Ida Francis and Emma had become firm friends. Miss Francis was a regular caller to tea, which she drank sitting at the Gulches' one rickety table, little finger outstretched as if the place were grand. She could pour her heart out to Emma Gulch.

"They have finally, finally repaired the stove," Miss Francis said once, eating Aunty Em's biliously colored cornbread. "The poor little scholars are not being introduced to smoking via the school chimney any longer."

"We must be grateful for that," said Aunty Em with a chuckle. "The next thing is to do something about the books."

"I must say again, Mrs. Gulch, how grateful we are for your donation."

"I do what I can," said Aunty Em, smiling, with her eyes closed.

"Would that Squire Aiken took such an interest."

Squire Aiken lived on the slopes of the hill south of the river, on the wooded side. He had peach orchards. His family had settled there from Kentucky. His family had been slave-staters.

"Are you surprised, with that background?" murmured Aunty Em, eyebrow raised.

"Hmmm," said Miss Francis, without commitment. Aunty Em did not know that Miss Francis's parents had favored the South.

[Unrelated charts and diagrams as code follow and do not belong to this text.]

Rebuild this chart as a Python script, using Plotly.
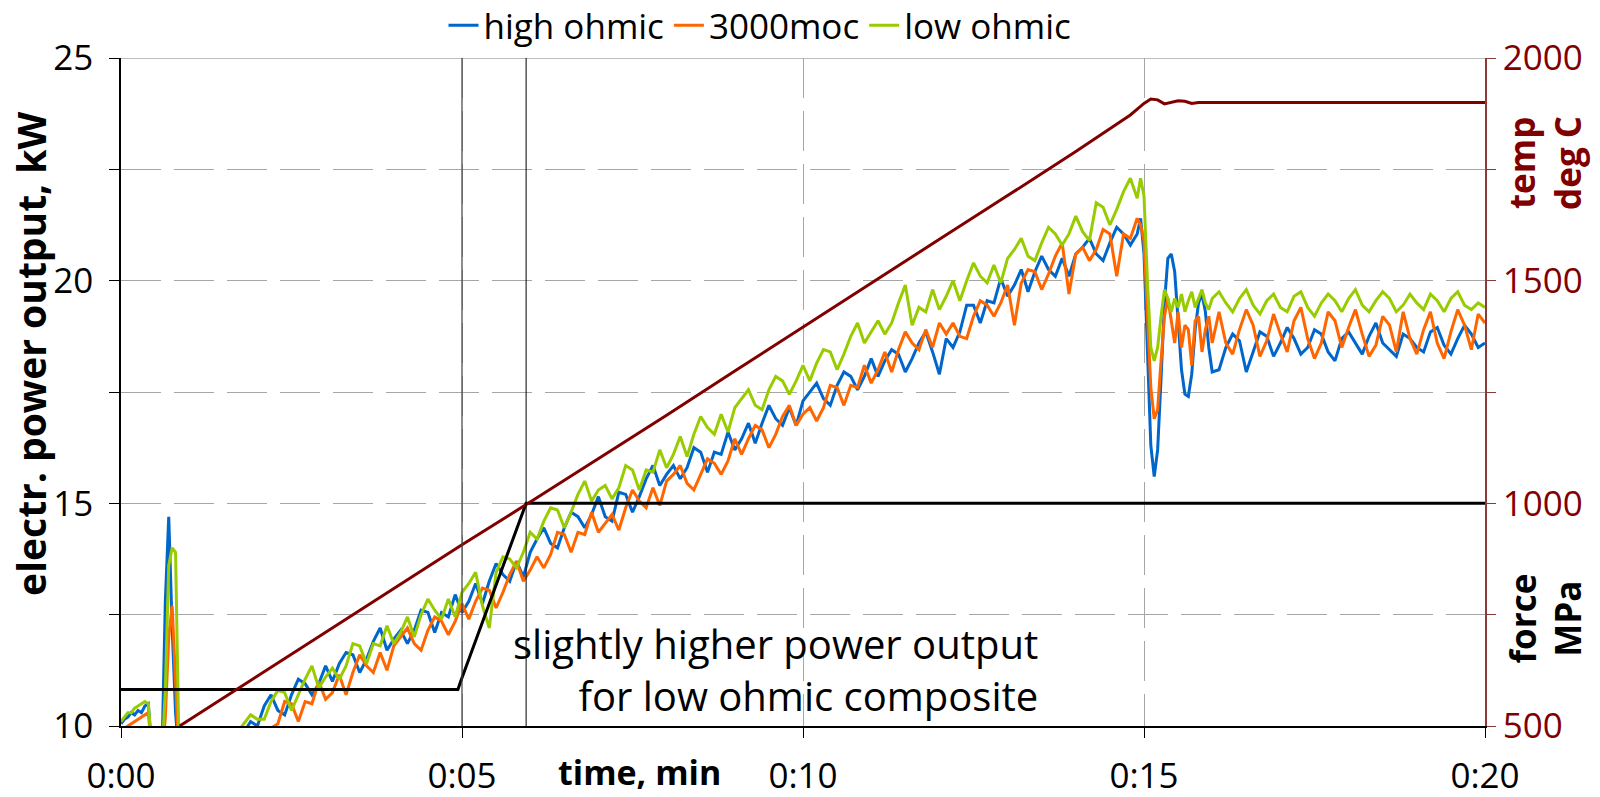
import plotly.graph_objects as go

# ---------------- data ----------------
# time axis (minutes) in four segments
t_a = [round(0.05 * i, 2) for i in range(21)]      # 0.00 .. 1.00
t_b = [round(1.1 + 0.1 * i, 2) for i in range(139)]  # 1.1 .. 14.9
t_c = [round(14.95 + 0.05 * i, 2) for i in range(22)]  # 14.95 .. 16.00
t_d = [round(16.1 + 0.1 * i, 2) for i in range(40)]  # 16.1 .. 20.0
time_min = t_a + t_b + t_c + t_d

# electric power output, kW
high_ohmic = [
    10.05, 10.15, 10.2, 10.3, 10.25, 10.35, 10.3, 10.45, 10.5, 9.5,
    9.3, 9.3, 9.3, 12.8, 14.7, 12.2, 10.3, 9.3, 9.3, 9.3,
    9.4,
    9.5, 9.5, 9.6, 9.6, 9.7, 9.7, 9.8, 9.85, 10.1, 10.0,
    10.45, 10.7, 10.35, 10.25, 10.7, 11.05, 10.95, 10.7, 10.95, 11.35,
    11.0, 11.4, 11.65, 11.6, 11.2, 11.5, 11.9, 12.2, 11.7, 11.95,
    12.15, 11.85, 12.15, 12.6, 12.55, 12.1, 12.55, 12.45, 12.95, 12.55,
    12.8, 13.2, 12.75, 13.25, 13.65, 13.4, 13.25, 13.7, 13.35, 13.9,
    14.2, 14.45, 14.1, 14.0, 14.45, 14.8, 14.7, 14.45, 14.75, 15.15,
    14.7, 14.6, 15.25, 15.2, 14.8, 15.15, 15.55, 15.85, 15.4, 15.65,
    15.85, 15.55, 15.8, 16.25, 16.15, 15.7, 16.15, 16.1, 16.6, 16.2,
    16.45, 16.8, 16.35, 16.8, 17.2, 16.9, 16.75, 17.15, 16.75, 17.3,
    17.5, 17.7, 17.35, 17.2, 17.65, 17.95, 17.85, 17.55, 17.85, 18.25,
    17.85, 18.2, 18.45, 18.35, 17.95, 18.25, 18.6, 18.85, 18.4, 17.9,
    18.7, 18.5, 18.85, 19.45, 19.45, 19.05, 19.55, 19.5, 20.05, 19.65,
    19.9, 20.25, 19.75, 20.2, 20.55, 20.25, 20.1, 20.5, 20.1, 20.6,
    20.75, 20.95, 20.6, 20.45, 20.85, 21.2, 21.05, 20.8, 21.05,
    21.4, 20.6, 18.5, 16.3, 15.6, 16.2, 17.8, 19.5, 20.5, 20.6,
    20.2, 19.2, 18.0, 17.45, 17.4, 17.9, 18.9, 19.5, 19.7, 19.3,
    18.5, 17.95,
    18.0, 18.5, 18.8, 18.65, 17.95, 18.4, 18.85, 18.75, 18.3, 18.6,
    18.95, 18.7, 18.35, 18.5, 18.9, 18.8, 18.4, 18.2, 18.7, 18.85,
    18.6, 18.35, 18.75, 19.05, 18.6, 18.45, 18.3, 18.8, 18.7, 18.5,
    18.4, 18.85, 18.95, 18.55, 18.35, 18.7, 19.0, 18.8, 18.5, 18.6,
]

moc3000 = [
    9.9, 9.95, 10.0, 10.05, 10.1, 10.15, 10.2, 10.25, 10.3, 9.5,
    9.3, 9.3, 9.3, 10.2, 12.0, 12.7, 11.2, 9.3, 9.3, 9.3,
    9.4,
    9.4, 9.4, 9.5, 9.5, 9.5, 9.6, 9.6, 9.7, 9.75, 9.8,
    9.85, 9.95, 10.05, 10.55, 10.5, 10.1, 10.55, 10.5, 11.0, 10.6,
    10.75, 11.15, 10.7, 11.2, 11.6, 11.35, 11.2, 11.65, 11.25, 11.8,
    12.0, 12.2, 11.85, 11.7, 12.15, 12.45, 12.35, 12.05, 12.35, 12.75,
    12.4, 12.8, 13.1, 13.05, 12.65, 13.0, 13.4, 13.7, 13.25, 13.5,
    13.8, 13.55, 13.85, 14.35, 14.3, 13.9, 14.35, 14.3, 14.8, 14.35,
    14.55, 14.75, 14.4, 14.9, 15.3, 15.05, 14.9, 15.35, 14.95, 15.5,
    15.65, 15.85, 15.45, 15.3, 15.65, 16.0, 15.9, 15.65, 15.95, 16.45,
    16.1, 16.45, 16.75, 16.65, 16.25, 16.55, 16.95, 17.2, 16.75, 17.0,
    17.15, 16.85, 17.15, 17.65, 17.6, 17.2, 17.65, 17.6, 18.1, 17.7,
    18.0, 18.4, 17.95, 18.45, 18.85, 18.6, 18.45, 18.9, 18.5, 19.05,
    18.8, 19.05, 18.75, 18.7, 19.2, 19.55, 19.45, 19.2, 19.5, 19.9,
    19.0, 19.95, 20.25, 20.2, 19.8, 20.15, 20.55, 20.85, 19.7, 20.6,
    20.75, 20.45, 20.7, 21.15, 21.05, 20.1, 21.05, 20.95, 21.4,
    21.25, 20.9, 19.2, 17.6, 16.9, 17.1, 18.2, 19.2, 19.6, 19.1,
    18.6, 19.3, 18.5, 19.0, 18.9, 18.1, 19.1, 19.2, 18.4, 18.9,
    19.2, 18.6,
    19.3, 18.6, 18.35, 18.9, 19.35, 19.0, 18.3, 18.65, 19.25, 18.8,
    18.4, 19.1, 19.4, 18.7, 18.25, 18.6, 19.3, 19.1, 18.5, 18.95,
    19.35, 18.8, 18.3, 18.55, 19.2, 19.0, 18.4, 19.3, 18.7, 18.35,
    18.9, 19.3, 18.6, 18.25, 18.85, 19.35, 19.0, 18.45, 19.25, 19.05,
]

low_ohmic = [
    10.1, 10.2, 10.3, 10.3, 10.4, 10.45, 10.5, 10.55, 10.5, 9.5,
    9.3, 9.3, 9.3, 10.8, 13.6, 14.0, 13.9, 9.5, 9.3, 9.3,
    9.4,
    9.5, 9.6, 9.6, 9.7, 9.7, 9.8, 9.85, 10.05, 10.25, 10.15,
    10.15, 10.55, 10.8, 10.75, 10.35, 10.7, 11.05, 11.35, 10.85, 11.1,
    11.3, 11.05, 11.35, 11.85, 11.8, 11.4, 11.85, 11.8, 12.25, 11.85,
    12.1, 12.45, 12.0, 12.5, 12.85, 12.6, 12.4, 12.85, 12.45, 13.0,
    13.2, 13.45, 12.7, 12.2, 13.45, 13.8, 13.75, 13.55, 13.9, 14.35,
    14.2, 14.6, 14.9, 14.85, 14.45, 14.8, 15.2, 15.5, 15.05, 15.3,
    15.4, 15.1, 15.35, 15.85, 15.75, 15.3, 15.75, 15.7, 16.2, 15.8,
    16.1, 16.5, 16.05, 16.55, 16.95, 16.7, 16.55, 17.0, 16.6, 17.15,
    17.35, 17.55, 17.2, 17.1, 17.55, 17.85, 17.75, 17.45, 17.75, 18.1,
    17.75, 18.15, 18.45, 18.4, 18.0, 18.35, 18.75, 19.05, 18.6, 18.85,
    19.1, 18.8, 19.05, 19.5, 19.9, 19.0, 19.4, 19.3, 19.8, 19.35,
    19.65, 20.0, 19.55, 20.0, 20.4, 20.1, 19.95, 20.35, 19.95, 20.5,
    20.7, 20.95, 20.55, 20.45, 20.85, 21.2, 21.05, 20.8, 21.05, 21.45,
    21.1, 20.9, 21.75, 21.65, 21.25, 21.6, 22.0, 22.3, 21.85,
    22.3, 21.9, 20.0, 18.5, 18.2, 18.5, 19.2, 19.8, 19.6, 19.3,
    19.6, 19.4, 19.7, 19.3, 19.55, 19.75, 19.4, 19.6, 19.8, 19.5,
    19.35, 19.6,
    19.75, 19.5, 19.3, 19.6, 19.8, 19.45, 19.25, 19.55, 19.7, 19.4,
    19.3, 19.65, 19.75, 19.4, 19.2, 19.5, 19.7, 19.55, 19.3, 19.6,
    19.8, 19.45, 19.3, 19.55, 19.75, 19.6, 19.3, 19.45, 19.7, 19.5,
    19.35, 19.7, 19.55, 19.3, 19.6, 19.75, 19.45, 19.35, 19.5, 19.4,
]

# temperature, deg C (right axis)
temp_t = [0.86, 2, 3, 4, 5, 6, 7, 8, 9, 10, 11, 12, 13, 14, 14.8,
          15.0, 15.1, 15.2, 15.3, 15.4, 15.5, 15.6, 15.7, 15.8, 20.0]
temp_v = [500, 612, 710, 808, 907, 1003, 1100, 1198, 1297, 1396, 1494, 1593, 1691, 1790, 1872,
          1898, 1908, 1906, 1897, 1900, 1904, 1903, 1898, 1900, 1900]

# force, MPa (right axis)
force_t = [0, 4.94, 4.98, 5.94, 20]
force_v = [582, 582, 600, 1000, 1000]

x_tickvals = [0, 5, 10, 15, 20]
x_ticktext = ["0:00", "0:05", "0:10", "0:15", "0:20"]
y_tickvals = [10, 12.5, 15, 17.5, 20, 22.5, 25]
y_ticktext = ["10", "", "15", "", "20", "", "25"]
y2_tickvals = [500, 750, 1000, 1250, 1500, 1750, 2000]
y2_ticktext = ["500", "", "1000", "", "1500", "", "2000"]

for name, s in [("high", high_ohmic), ("moc", moc3000), ("low", low_ohmic)]:
    assert len(s) == len(time_min), (name, len(s), len(time_min))

# ---------------- figure ----------------
FONT = "Open Sans"
DARKRED = "#800000"
fig = go.Figure()

fig.add_trace(go.Scatter(x=force_t, y=force_v, yaxis="y2", mode="lines",
                         line=dict(color="black", width=3), showlegend=False, hoverinfo="skip"))
fig.add_trace(go.Scatter(x=temp_t, y=temp_v, yaxis="y2", mode="lines",
                         line=dict(color=DARKRED, width=3), showlegend=False, hoverinfo="skip"))
fig.add_trace(go.Scatter(x=time_min, y=high_ohmic, mode="lines", name="high ohmic",
                         line=dict(color="#0066CC", width=3)))
fig.add_trace(go.Scatter(x=time_min, y=moc3000, mode="lines", name="3000moc",
                         line=dict(color="#FF6600", width=3)))
fig.add_trace(go.Scatter(x=time_min, y=low_ohmic, mode="lines", name="low ohmic",
                         line=dict(color="#99CC00", width=3)))

grid = dict(showgrid=True, gridcolor="#A6A6A6", gridwidth=1, griddash="40px,13px")

fig.update_layout(
    width=1600, height=797,
    margin=dict(l=121, r=115, t=58, b=71, autoexpand=False),
    paper_bgcolor="white", plot_bgcolor="white",
    font=dict(family=FONT, size=34, color="black"),
    xaxis=dict(range=[0, 20], tickvals=x_tickvals, ticktext=x_ticktext,
               ticks="outside", ticklen=10, tickcolor="black", ticklabelstandoff=8,
               showline=True, linecolor="black", linewidth=1.5, zeroline=False,
               tickfont=dict(size=35), **grid),
    yaxis=dict(range=[10, 25], tickvals=y_tickvals, ticktext=y_ticktext,
               ticks="outside", ticklen=10, tickcolor="black", ticklabelstandoff=9,
               showline=True, linecolor="black", linewidth=1.5, zeroline=False,
               tickfont=dict(size=35), **grid),
    yaxis2=dict(range=[500, 2000], overlaying="y", side="right",
                tickvals=y2_tickvals, ticktext=y2_ticktext,
                ticks="outside", ticklen=9, tickcolor="#8B3A3A", ticklabelstandoff=0,
                showline=True, linecolor="#8B3A3A", linewidth=1.5, showgrid=False,
                zeroline=False, tickfont=dict(size=35, color=DARKRED)),
    legend=dict(orientation="h", x=0.475, xref="container", xanchor="center",
                y=0.968, yref="container", yanchor="middle",
                font=dict(size=35), bgcolor="rgba(0,0,0,0)", itemwidth=30,
                tracegroupgap=0),
    showlegend=True,
)

# top border and vertical marker lines
fig.add_shape(type="line", xref="x", yref="y", x0=0, x1=20, y0=25, y1=25,
              line=dict(color="#A6A6A6", width=1.5))
fig.add_shape(type="line", xref="x", yref="y", x0=5, x1=5, y0=10, y1=25,
              line=dict(color="#404040", width=1.2))
fig.add_shape(type="line", xref="x", yref="y", x0=5.94, x1=5.94, y0=10, y1=25,
              line=dict(color="black", width=1))

# texts
fig.add_annotation(x=13.48, y=11.27, xref="x", yref="y",
                   text="slightly higher power output<br>for low ohmic composite",
                   showarrow=False, align="right", font=dict(size=40, family=FONT, color="black"),
                   xanchor="right", yanchor="middle")
fig.add_annotation(x=-0.066, y=0.557, xref="paper", yref="paper", text="<b>electr. power output, kW</b>",
                   textangle=-90, showarrow=False, font=dict(size=39, family=FONT, color="black"),
                   xanchor="center", yanchor="middle")
fig.add_annotation(x=0.380, y=-0.0693, xref="paper", yref="paper", text="<b>time, min</b>",
                   showarrow=False, font=dict(size=34, family=FONT, color="black"),
                   xanchor="center", yanchor="middle", borderpad=0)
fig.add_annotation(x=1.044, y=0.843, xref="paper", yref="paper", text="<b>temp<br>deg C</b>",
                   textangle=-90, showarrow=False, font=dict(size=35, family=FONT, color=DARKRED),
                   xanchor="center", yanchor="middle")
fig.add_annotation(x=1.044, y=0.161, xref="paper", yref="paper", text="<b>force<br>MPa</b>",
                   textangle=-90, showarrow=False, font=dict(size=35, family=FONT, color="black"),
                   xanchor="center", yanchor="middle")

fig.write_html("out.html")
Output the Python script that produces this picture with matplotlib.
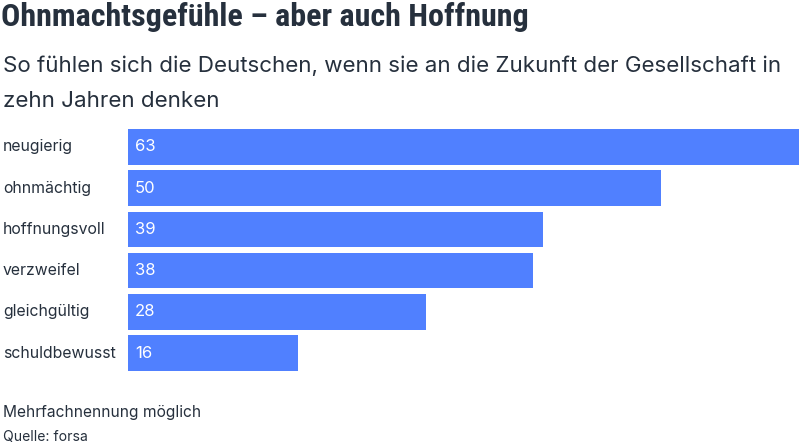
import matplotlib
matplotlib.use("Agg")
import matplotlib.pyplot as plt

# Daten
categories = ['neugierig', 'ohnmächtig', 'hoffnungsvoll', 'verzweifel', 'gleichgültig', 'schuldbewusst']
values = [63, 50, 39, 38, 28, 16]

title = 'Ohnmachtsgefühle – aber auch Hoffnung'
subtitle_1 = 'So fühlen sich die Deutschen, wenn sie an die Zukunft der Gesellschaft in'
subtitle_2 = 'zehn Jahren denken'
note = 'Mehrfachnennung möglich'
source = 'Quelle: forsa'

bar_color = '#5080ff'
text_color = '#26303d'

W, H = 800, 446
fig = plt.figure(figsize=(W / 100, H / 100), dpi=100)


def fy(px):
    # Pixel von oben -> Figure-Koordinate
    return 1 - px / H


# Balken
ax = fig.add_axes([128 / W, fy(371), 671 / W, 242 / H])
y = range(len(categories))
ax.barh(y, values, height=0.86, color=bar_color)
ax.set_xlim(0, max(values))
ax.set_ylim(len(categories) - 1 + 0.43, -0.43)
ax.axis('off')

for i, (cat, v) in enumerate(zip(categories, values)):
    ax.text(0.65, i, str(v), color='white', fontsize=12, family='Inter',
            va='center', ha='left')
    # Kategorie links neben der Achse
    ax.annotate(cat, xy=(0, i), xycoords=('axes fraction', 'data'),
                xytext=(-125, 0), textcoords='offset pixels',
                fontsize=11.4, family='Inter', color=text_color,
                va='center', ha='left')

# Überschriften
fig.text(1 / W, fy(26), title, fontsize=23, family='Roboto Condensed',
         fontweight='bold', color=text_color, va='baseline')
fig.text(3 / W, fy(72), subtitle_1, fontsize=16.1, family='Inter',
         color=text_color, va='baseline')
fig.text(3 / W, fy(107), subtitle_2, fontsize=16.1, family='Inter',
         color=text_color, va='baseline')

# Fußnoten
fig.text(3 / W, fy(417), note, fontsize=11.2, family='Inter',
         color=text_color, va='baseline')
fig.text(3 / W, fy(441), source, fontsize=10.1, family='Inter',
         color=text_color, va='baseline')

fig.savefig('out.png', dpi=100)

"And how is my dear little charge progressing?" said Aunty Em, gazing on Dorothy with fondness.

It was the moment Dorothy dreaded. The bilious cornbread went round and round in her mouth. It was supposed to be a treat, to have tea with Miss Francis.

"Well," said Miss Francis looking around, pressing down a smile. ''Everything Dorothy does is as neat as wax."

"You should see her at her chores," said Aunty Em, nodding.

"All her work is quite brilliantly presented," said Miss Francis, "but it must be said that the content of her figure work and ciphering is not what it should be."

"Dorothy, are you paying mind to your teacher?"

"Yes, Mmm," whispered Dorothy.

"Speak up, Dorothy," said Aunty Em. "Sit up straight, and pay Miss Francis the compliment of your regard." She turned back to her ally.

"Dorothy is always beautifully behaved, a very model in all respects," said Miss Francis, still smiling at Dorothy. "Except one. She is still stone silent. She does not put herself forward. Nor does she appear to fraternize with the other children."

"Even now," sighed Aunty Em, looking at the table in sadness and concern. "It is the tragedy, hanging over her."

Dorothy was so weary of being reminded of her tragedy. She did not remember it. It was a universe ago. She did not remember the old house, she sometimes forgot she had once had a little brother, and her mother was the flattest and dimmest of memories. She had long ago given up dreaming that her father might come for her one day and take her away. Her father didn't know or care. It came as something of a surprise to remember that he was still alive, Dorothy had grown so used to telling everyone that he was dead. The tragedy, as Aunty Em called it, seemed to have nothing to do with her.